When someone asks you if you'd prefer to receive an individual accolade or be part of a team accomplishment, there's a safe and easy answer. You choose the team accomplishment. It is considered the moral and selfless choice, and it is what fans want to hear.

LaDainian Tomlinson went the other way, though, when Eric Kuselias asked him on NBC Sports Talk if he'd rather have a Hall of Fame career of a Super Bowl ring.

Would you rather be a Hall of Fame player without a ring or a guy that won a ring, but wasn't good enough to get in the Hall of Fame?

A Hall of Fame player without a ring. Just because I feel like you've got to sacrifice so much individually, just to be good. Now, they draft you -- individually, they draft you. So you gotta back them up and make them right. So I think at the end of the day, even though I didn't win a Super Bowl ring, I felt like I backed them up for drafting me. I backed the San Diego Chargers up.

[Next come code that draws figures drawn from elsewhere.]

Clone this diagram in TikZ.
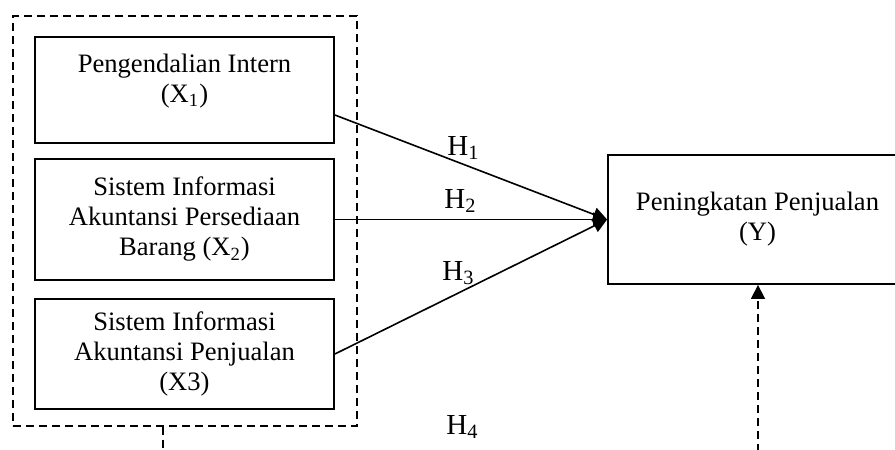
\documentclass[tikz,border=0pt]{standalone}
\usepackage{fontspec}
\setmainfont{Liberation Serif}
\usetikzlibrary{arrows.meta,positioning}
\tikzset{var box/.style={rectangle,draw,line width=0.9pt,minimum width=149.5pt,inner sep=0pt},
         box text/.style={align=center,inner sep=0pt,font=\fontsize{13.3}{15}\selectfont},
         group box/.style={rectangle,draw,dashed,dash pattern=on 4pt off 2.5pt,line width=0.8pt,inner sep=0pt},
         hyp label/.style={inner sep=0pt,anchor=base west,font=\fontsize{14.5}{16}\selectfont},
         link/.style={line width=0.8pt,-{Triangle[length=7pt,width=7pt]}},
         dashed link/.style={link,dash pattern=on 4pt off 2.5pt},
}
\begin{document}
\begin{tikzpicture}[x=0.5pt,y=-0.5pt]

\clip (0,0) rectangle (895,450);

% independent variables
\node[group box,minimum width=172pt,minimum height=205pt] (group) at (185,221) {};
\node[var box,minimum height=53pt] (x1) at (184.5,90) {};
\node[box text] (x1 text) at (184.5,81) {Pengendalian Intern\\(X\textsubscript{1})};
\node[var box,box text,minimum height=60.5pt] (x2) at (184.5,219.5)
    {Sistem Informasi\\Akuntansi Persediaan\\Barang (X\textsubscript{2})};
\node[var box,box text,minimum height=55pt] (x3) at (184.5,354)
    {Sistem Informasi\\Akuntansi Penjualan\\(X3)};

% dependent variable
\node[var box,box text,minimum height=64.5pt] (y) at (757.5,219.5)
    {Peningkatan Penjualan\\(Y)};

\draw[link] ([yshift=-12.5pt]x1.east) -- (y.west);
\draw[link] (x2.east) -- (y.west);
\draw[link] (x3.east) -- (y.west);

\node[hyp label] (h1) at (447,155) {H\textsubscript{1}};
\node[hyp label] (h2) at (444,208) {H\textsubscript{2}};
\node[hyp label] (h3) at (442,280) {H\textsubscript{3}};
\node[hyp label] (h4) at (446,434) {H\textsubscript{4}};

% simultaneous effect
\coordinate (group foot) at (163,452);
\coordinate (y foot) at (758,452);
\draw[line width=0.8pt,dash pattern=on 4pt off 2.5pt] (group.south -| group foot) -- (group foot);
\draw[dashed link] (y foot) -- (y.south -| y foot);
\end{tikzpicture}
\end{document}
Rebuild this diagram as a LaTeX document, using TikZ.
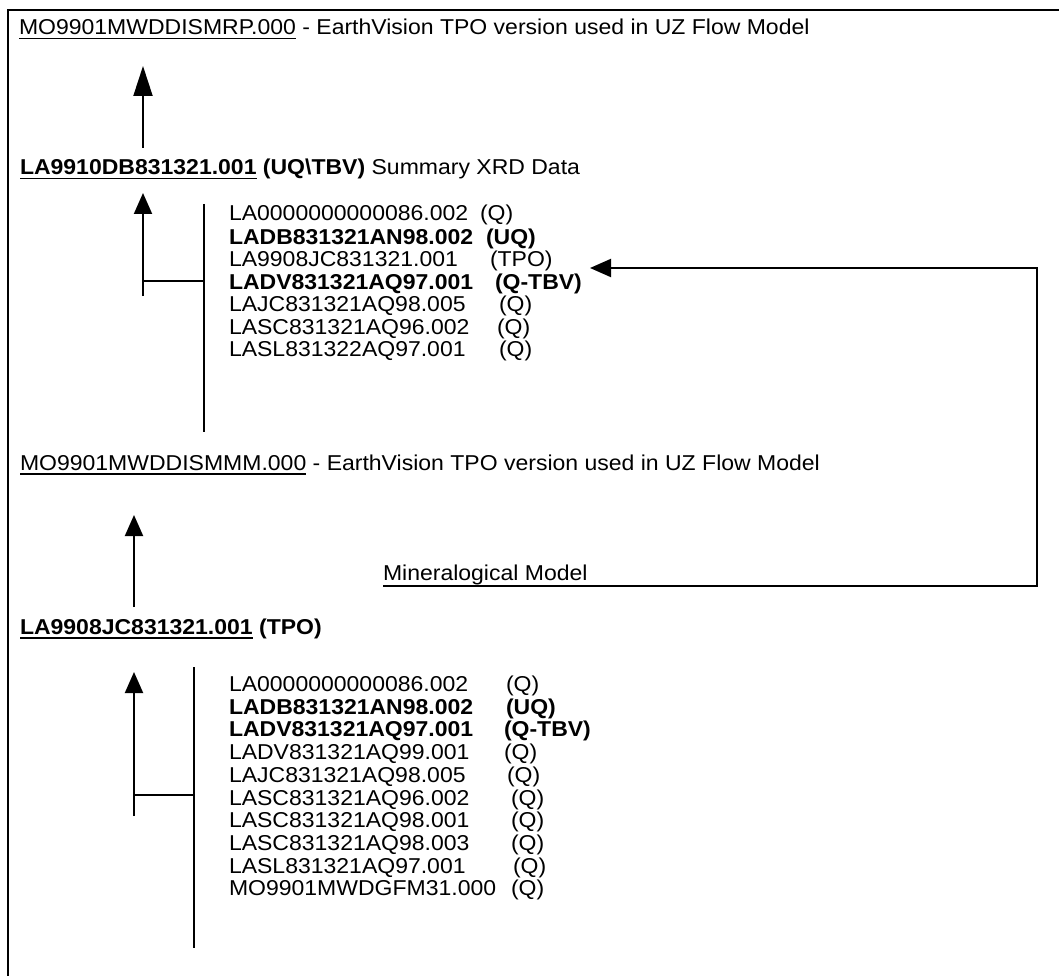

It's not the safe and easy answer, but it's the right one.

The important part here is the precise phrasing of the question. He's not asking if Tomlinson would trade a Hall of Fame bust for a ring right now. That question might have a different answer.

He's asking him if he'd rather be a lesser running back. One with a ring, yes, but still, a lesser running back. He's asking him if he'd prefer not to be some guy who isn't good enough for Hall of Fame consideration, which means he's asking him if he'd like to not be LaDainian Tomlinson.

He's asking, essentially, if Tomlinson would rather be Willie Parker. Of course he wouldn't.

How could any athlete answer yes to a question that asks him to not live up to his full potential? It seems to me that that's any athlete's first obligation ‒ to do what he can do with what he's been given. If a person has Hall of Fame talent, he owes it to himself to be a Hall of Fame player.

Championships in team sports are too dependent on circumstance. For the overwhelming majority of players that have rings, they don't have them because of how great they were individually. They have them because they ended up in the right mix of players, in the right place, at the right time. Is Brandon Jacobs a world champion because Brandon Jacobs is just that great, or is he a World Champion because he happened to be playing for the Giants when enough of the rest of the Giants were great?

Circumstance. Luck, if you prefer that term.

I would not expect LaDainian Tomlinson to trade a significant portion of his greatness ‒ to go from a surefire, first-ballot Hall of Famer, all the way down to a guy who clearly is not a Hall of Famer ‒ in exchange for that bit of luck. To do so would be a complete betrayal of the talent he was given.